La Giornata della solidarietà raggiunge il suo venticinquesimo anno. Fu infatti istituita dall’arcivescovo Carlo Maria Martini in un momento di fatica economica del Paese e rimane ancora oggi un segno dell’attenzione della Diocesi alla società. In questo momento storico il senso di questa Giornata appare ancora attuale per almeno tre grandi ragioni:
1. L’attuale congiuntura storica degli scenari internazionali. Il Brexit in Gran Bretagna, l’elezione di Donald Trump come presidente degli Stati Uniti e la crescita di formazioni politiche che puntano tutto sul populismo, sono elementi che convergono nella direzione di una sempre maggiore chiusura dei corpi sociali. Si pensi a come la Chiesa si trovi oggi in minoranza sia all’esterno, sia al suo interno nel promuovere politiche migratorie di accoglienza ai profughi: questa è una delle cifre con cui leggere una sempre maggiore perdita del legame sociale.
2. Il lavoro sta subendo fortissimi mutamenti e viviamo il tempo della cosiddetta rivoluzione industriale 4.0, dopo quelle del carbone e della macchina a vapore, del petrolio, dell’energia elettrica e della produzione di massa, e di internet e delle tecnologie dell’informazione e dell’automazione.
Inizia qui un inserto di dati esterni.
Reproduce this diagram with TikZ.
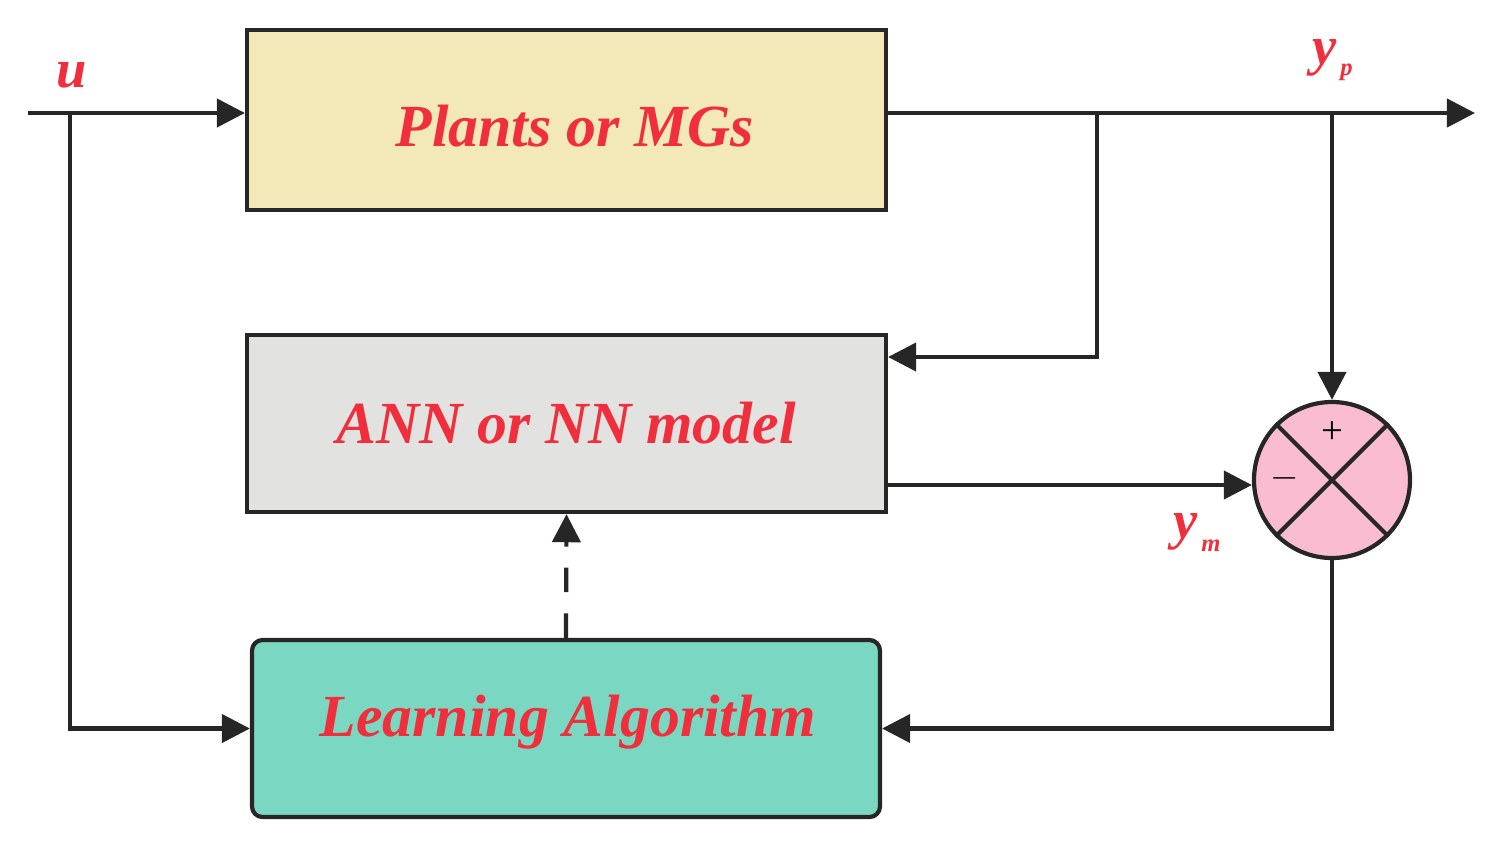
\documentclass[tikz,border=0pt]{standalone}
\usepackage{fontspec}
\setmainfont{Liberation Serif}
\usetikzlibrary{arrows.meta}
\definecolor{txt}{HTML}{F02E3C}
\begin{document}
\begin{tikzpicture}[x=0.02cm,y=-0.02cm,
  box/.style={draw=black!85,line width=2.4pt,inner sep=0pt},
  lbl/.style={text=txt,font=\fontsize{34}{38}\selectfont\bfseries\itshape},
  sym/.style={text=txt,font=\fontsize{31}{34}\selectfont\bfseries\itshape},
  wire/.style={draw=black!85,line width=2.4pt},
  arr/.style={wire,-{Triangle[length=16pt,width=16pt]}}]
\useasboundingbox (0,0) rectangle (1498,843);
\node[box,fill={rgb,255:red,242;green,232;blue,184},minimum width=639*0.02cm,minimum height=180*0.02cm] (plant) at (566.5,120) {};
\node[lbl] at (575,126) {Plants or MGs};
\node[box,fill={rgb,255:red,226;green,227;blue,224},minimum width=639*0.02cm,minimum height=177*0.02cm] (ann) at (566.5,423.5) {};
\node[lbl] at (566,423) {ANN or NN model};
\node[box,rounded corners=6pt,fill={rgb,255:red,122;green,216;blue,194},minimum width=628*0.02cm,minimum height=177*0.02cm] (learn) at (566,728.5) {};
\node[lbl] at (568,722) {Learning Algorithm};
\node[box,circle,fill={rgb,255:red,249;green,188;blue,208},minimum size=156*0.02cm] (sum) at (1332,480) {};
\draw[wire] (sum.north east) -- (sum.south west);
\draw[wire] (sum.north west) -- (sum.south east);
\node[font=\fontsize{22}{24}\selectfont] (plus) at (1332,433) {+};
\node[font=\fontsize{22}{24}\selectfont] (minus) at (1285,478) {$-$};
\coordinate (in) at (28,113);
\coordinate (bu) at (70,113);
\coordinate (out) at (1475,113);
\coordinate (b1) at (1097,113);
\coordinate (b2) at (1332,113);
\draw[arr] (in) -- (plant.west |- in);
\draw[arr] (bu) |- (learn.west);
\draw[arr] (plant.east |- in) -- (out);
\draw[arr] (b1) |- (ann.east |- 0,357);
\draw[arr] (b2) -- (sum.north);
\draw[arr] (ann.east |- 0,485) -- (sum.west |- 0,485);
\draw[arr] (sum.south) |- (learn.east);
\draw[arr,dash pattern=on 14pt off 12pt] (learn.north) -- (ann.south);
\node[sym] (u) at (72,75) {u};
\node[sym,inner sep=1pt] (yp) at (1325,58) {y};
\node[text=txt,font=\fontsize{14}{14}\selectfont\bfseries\itshape,anchor=west,inner sep=0pt] (ypsub) at (1340,72) {p};
\node[sym,inner sep=1pt] (ym) at (1186,532) {y};
\node[text=txt,font=\fontsize{14}{14}\selectfont\bfseries\itshape,anchor=west,inner sep=0pt] (ymsub) at (1201,546) {m};
\end{tikzpicture}
\end{document}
Questa rivoluzione in atto tocca il campo dell’intelligenza artificiale (ovvero macchine capaci d’apprendere), della stampa 3D, delle nanotecnologie e delle biotecnologie. Si avvicina il momento in cui ci muoveremo su auto guidate senza il conducente. Inoltre il big data è algoritmo in grado di elaborare una quantità enorme di dati in tempi ridotti.
Tutto ciò ha prodotto grossi effetti sul mondo del lavoro, che vede l’estinzione o il forte ridimensionamento di molte professioni storiche. Un esempio soltanto: il mondo bancario ha visto una riduzione di posti di lavoro di quasi 20 mila unità solo negli ultimi anni e questo perché il sistema home-banking permette di fare da casa tutte le operazioni che solo fino a qualche anno fa necessitavano di uno sportello bancario. Ma si pensi anche alle vendite on line e a quanto incidono sulle vendite al dettaglio. Gli effetti nell’immediato sono una diminuzione dell’occupazione e questo chiede un forte ripensamento della divisione del lavoro e dell’impiego di persone.
3. Infine, vi è tutta la questione dei conflitti nelle nostre città. Il livello d’insofferenza tra gli esseri umani continua a crescere e talora l’antidoto allo scontro appare l’indifferenza. Per uscire da questa logica individualista, come Diocesi abbiamo chiesto ai territori di scrivere delle lettere alle proprie città. La cosiddetta “Lettera alla città” è un tentativo che stiamo attuando di “dialoghi della vita buona” dal basso, con l’intento di non perdere le trame di relazione tra gli abitanti dei territori.
Una città solidale è quella dove le persone riconoscono i problemi e le opportunità e insieme lavorano per risolvere i primi e per dare concretezza alle seconde. Questo chiede d’imparare un metodo per affrontare i conflitti e cogliere le energie che scaturiscono dalla presenza di altri popoli.
Una città solidale prende sul serio la questione della denatalità e dell’invecchiamento della popolazione e scommette sul futuro della vita.
Una città solidale crede nella forza del lavorare nel locale, ma con uno sguardo globale.
Una città solidale sa che dall’educazione e dalla cultura passa il suo futuro e per questo non smetterà di sforzarsi con ogni energia per insegnare a pensare. Il dialogo tra persone che pensano resta la via fragile, ma urgente da conseguire.
I credenti inoltre affidano a Dio il loro agire e sentono la preghiera non un orpello, ma il fondamento della loro speranza.
Sabato 18 febbraio celebreremo il tradizionale Convegno della vigilia a Cinisello Balsamo, in un’azienda del nostro territorio che prova a vivere al suo interno logiche di solidarietà e che crede nella forza dei legami sociali. La scelta di vivere questa riflessione in una ditta è un piccolo segno del desiderio di pensare dentro i luoghi dove si vive la quotidianità.